* **TASK TO CARRY OUT**
Give the material once more, word for word, without any images.
━━━━
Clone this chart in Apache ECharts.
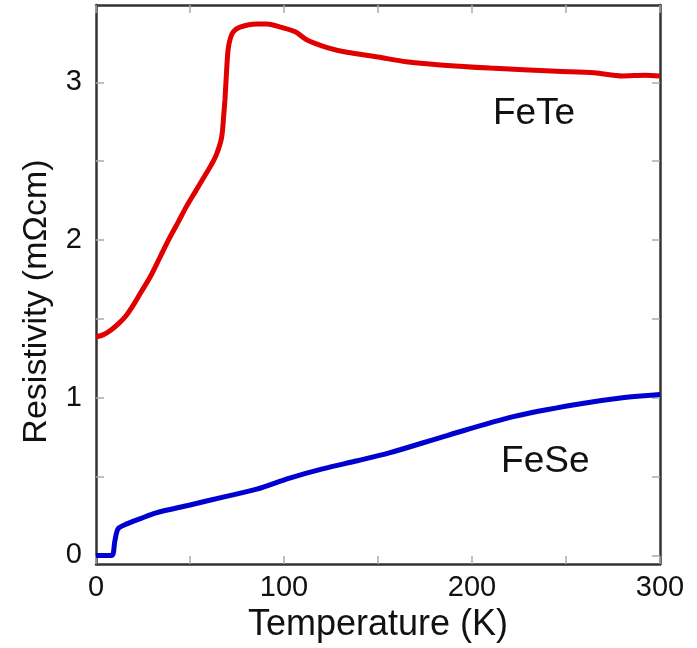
<!DOCTYPE html>
<html>
<head>
<meta charset="utf-8">
<script src="https://cdn.jsdelivr.net/npm/echarts@6/dist/echarts.min.js"></script>
<style>
  html, body { margin: 0; padding: 0; background: #fff; }
  #chart { width: 697px; height: 648px; }
</style>
</head>
<body>
<div id="chart"></div>
<script>
// FeTe curve (T in K, resistivity in mOhm cm)
const feTe = [
  [0, 1.386], [4, 1.4], [8, 1.43], [12, 1.47], [16, 1.52], [20, 1.59],
  [24, 1.67], [29, 1.77], [34, 1.89], [39, 2.01], [44, 2.12], [48, 2.21],
  [53, 2.31], [57, 2.39], [61, 2.47], [64, 2.54], [66.8, 2.65], [68, 2.8],
  [68.6, 2.89], [69.5, 3.08], [70.3, 3.21], [71.5, 3.28], [73, 3.32],
  [76.6, 3.35], [85.5, 3.37], [91, 3.37], [98, 3.35], [106, 3.32],
  [112, 3.27], [123, 3.22], [133.5, 3.19], [150, 3.16], [165, 3.13],
  [183, 3.11], [209.6, 3.09], [245, 3.07], [265, 3.06], [280, 3.04],
  [292, 3.045], [300, 3.04]
];

// FeSe curve
const feSe = [
  [0, 0.0], [8.3, 0.0], [10, 0.09], [11.8, 0.17], [16.4, 0.2], [24, 0.235],
  [32, 0.27], [50, 0.32], [67.6, 0.37], [85.5, 0.42], [103, 0.49],
  [121, 0.55], [139, 0.6], [156, 0.65], [186.7, 0.76], [222, 0.88],
  [257, 0.96], [280, 1.0], [300, 1.02]
];

const yTicks = [0, 0.5, 1, 1.5, 2, 2.5, 3];
const yLabels = [0, 1, 2, 3];
const xLabels = [0, 100, 200, 300];

const curveLabels = [
  { text: "FeTe", at: [233, 2.8] },
  { text: "FeSe", at: [239, 0.595] }
];

const FONT = "Liberation Sans, Arial, Helvetica, sans-serif";
const frame = { show: true, onZero: false, lineStyle: { color: "#333", width: 2.5 } };
const tick = { show: true, inside: true, length: 8, lineStyle: { color: "#aaa", width: 1.5 } };

const chart = echarts.init(document.getElementById("chart"), null, { renderer: "canvas" });

chart.setOption({
  animation: false,
  grid: { left: 96, right: 37, top: 5, bottom: 82 },
  xAxis: [
    {
      type: "value", position: "bottom", min: 0, max: 300, interval: 50,
      axisLine: frame, axisTick: tick, splitLine: { show: false },
      axisLabel: {
        fontFamily: FONT, fontSize: 29, color: "#111", margin: 9,
        formatter: (v) => (xLabels.includes(v) ? String(v) : "")
      },
      name: "Temperature (K)", nameLocation: "middle", nameGap: 34,
      nameTextStyle: { fontFamily: FONT, fontSize: 36, color: "#111" }
    },
    {
      type: "value", position: "top", min: 0, max: 300, interval: 50,
      axisLine: frame, axisTick: tick, axisLabel: { show: false }, splitLine: { show: false }
    }
  ],
  yAxis: [
    {
      type: "value", position: "left", min: -0.055, max: 3.49,
      axisLine: frame, splitLine: { show: false },
      axisTick: Object.assign({ customValues: yTicks }, tick),
      axisLabel: {
        customValues: yLabels, fontFamily: FONT, fontSize: 29, color: "#111", margin: 14
      },
      name: "Resistivity (m\u03a9cm)", nameLocation: "middle", nameGap: 42,
      nameTextStyle: { fontFamily: FONT, fontSize: 34, color: "#111", padding: [0, 34, 0, 0] }
    },
    {
      type: "value", position: "right", min: -0.055, max: 3.49,
      axisLine: frame, splitLine: { show: false },
      axisTick: Object.assign({ customValues: yTicks }, tick),
      axisLabel: { show: false }
    }
  ],
  series: [
    {
      name: "FeTe", type: "line", data: feTe, showSymbol: false, smooth: 0.3,
      lineStyle: { color: "#e00000", width: 5 }, z: 3
    },
    {
      name: "FeSe", type: "line", data: feSe, showSymbol: false, smooth: 0.3,
      lineStyle: { color: "#0000d0", width: 5 }, z: 3
    }
  ]
});

// place curve names at data coordinates
chart.setOption({
  graphic: curveLabels.map((l) => {
    const p = chart.convertToPixel({ gridIndex: 0 }, l.at);
    return {
      type: "text", x: p[0], y: p[1],
      style: {
        text: l.text, fontFamily: FONT, fontSize: 37, fill: "#111",
        align: "center", verticalAlign: "middle"
      }
    };
  })
});
</script>
</body>
</html>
━━━━
* **RESULT FOR THIS TASK**
Clone this chart in Apache ECharts.
<!DOCTYPE html>
<html>
<head>
<meta charset="utf-8">
<script src="https://cdn.jsdelivr.net/npm/echarts@6/dist/echarts.min.js"></script>
<style>
  html, body { margin: 0; padding: 0; background: #fff; }
  #chart { width: 697px; height: 648px; }
</style>
</head>
<body>
<div id="chart"></div>
<script>
// FeTe curve (T in K, resistivity in mOhm cm)
const feTe = [
  [0, 1.386], [4, 1.4], [8, 1.43], [12, 1.47], [16, 1.52], [20, 1.59],
  [24, 1.67], [29, 1.77], [34, 1.89], [39, 2.01], [44, 2.12], [48, 2.21],
  [53, 2.31], [57, 2.39], [61, 2.47], [64, 2.54], [66.8, 2.65], [68, 2.8],
  [68.6, 2.89], [69.5, 3.08], [70.3, 3.21], [71.5, 3.28], [73, 3.32],
  [76.6, 3.35], [85.5, 3.37], [91, 3.37], [98, 3.35], [106, 3.32],
  [112, 3.27], [123, 3.22], [133.5, 3.19], [150, 3.16], [165, 3.13],
  [183, 3.11], [209.6, 3.09], [245, 3.07], [265, 3.06], [280, 3.04],
  [292, 3.045], [300, 3.04]
];

// FeSe curve
const feSe = [
  [0, 0.0], [8.3, 0.0], [10, 0.09], [11.8, 0.17], [16.4, 0.2], [24, 0.235],
  [32, 0.27], [50, 0.32], [67.6, 0.37], [85.5, 0.42], [103, 0.49],
  [121, 0.55], [139, 0.6], [156, 0.65], [186.7, 0.76], [222, 0.88],
  [257, 0.96], [280, 1.0], [300, 1.02]
];

const yTicks = [0, 0.5, 1, 1.5, 2, 2.5, 3];
const yLabels = [0, 1, 2, 3];
const xLabels = [0, 100, 200, 300];

const curveLabels = [
  { text: "FeTe", at: [233, 2.8] },
  { text: "FeSe", at: [239, 0.595] }
];

const FONT = "Liberation Sans, Arial, Helvetica, sans-serif";
const frame = { show: true, onZero: false, lineStyle: { color: "#333", width: 2.5 } };
const tick = { show: true, inside: true, length: 8, lineStyle: { color: "#aaa", width: 1.5 } };

const chart = echarts.init(document.getElementById("chart"), null, { renderer: "canvas" });

chart.setOption({
  animation: false,
  grid: { left: 96, right: 37, top: 5, bottom: 82 },
  xAxis: [
    {
      type: "value", position: "bottom", min: 0, max: 300, interval: 50,
      axisLine: frame, axisTick: tick, splitLine: { show: false },
      axisLabel: {
        fontFamily: FONT, fontSize: 29, color: "#111", margin: 9,
        formatter: (v) => (xLabels.includes(v) ? String(v) : "")
      },
      name: "Temperature (K)", nameLocation: "middle", nameGap: 34,
      nameTextStyle: { fontFamily: FONT, fontSize: 36, color: "#111" }
    },
    {
      type: "value", position: "top", min: 0, max: 300, interval: 50,
      axisLine: frame, axisTick: tick, axisLabel: { show: false }, splitLine: { show: false }
    }
  ],
  yAxis: [
    {
      type: "value", position: "left", min: -0.055, max: 3.49,
      axisLine: frame, splitLine: { show: false },
      axisTick: Object.assign({ customValues: yTicks }, tick),
      axisLabel: {
        customValues: yLabels, fontFamily: FONT, fontSize: 29, color: "#111", margin: 14
      },
      name: "Resistivity (m\u03a9cm)", nameLocation: "middle", nameGap: 42,
      nameTextStyle: { fontFamily: FONT, fontSize: 34, color: "#111", padding: [0, 34, 0, 0] }
    },
    {
      type: "value", position: "right", min: -0.055, max: 3.49,
      axisLine: frame, splitLine: { show: false },
      axisTick: Object.assign({ customValues: yTicks }, tick),
      axisLabel: { show: false }
    }
  ],
  series: [
    {
      name: "FeTe", type: "line", data: feTe, showSymbol: false, smooth: 0.3,
      lineStyle: { color: "#e00000", width: 5 }, z: 3
    },
    {
      name: "FeSe", type: "line", data: feSe, showSymbol: false, smooth: 0.3,
      lineStyle: { color: "#0000d0", width: 5 }, z: 3
    }
  ]
});

// place curve names at data coordinates
chart.setOption({
  graphic: curveLabels.map((l) => {
    const p = chart.convertToPixel({ gridIndex: 0 }, l.at);
    return {
      type: "text", x: p[0], y: p[1],
      style: {
        text: l.text, fontFamily: FONT, fontSize: 37, fill: "#111",
        align: "center", verticalAlign: "middle"
      }
    };
  })
});
</script>
</body>
</html>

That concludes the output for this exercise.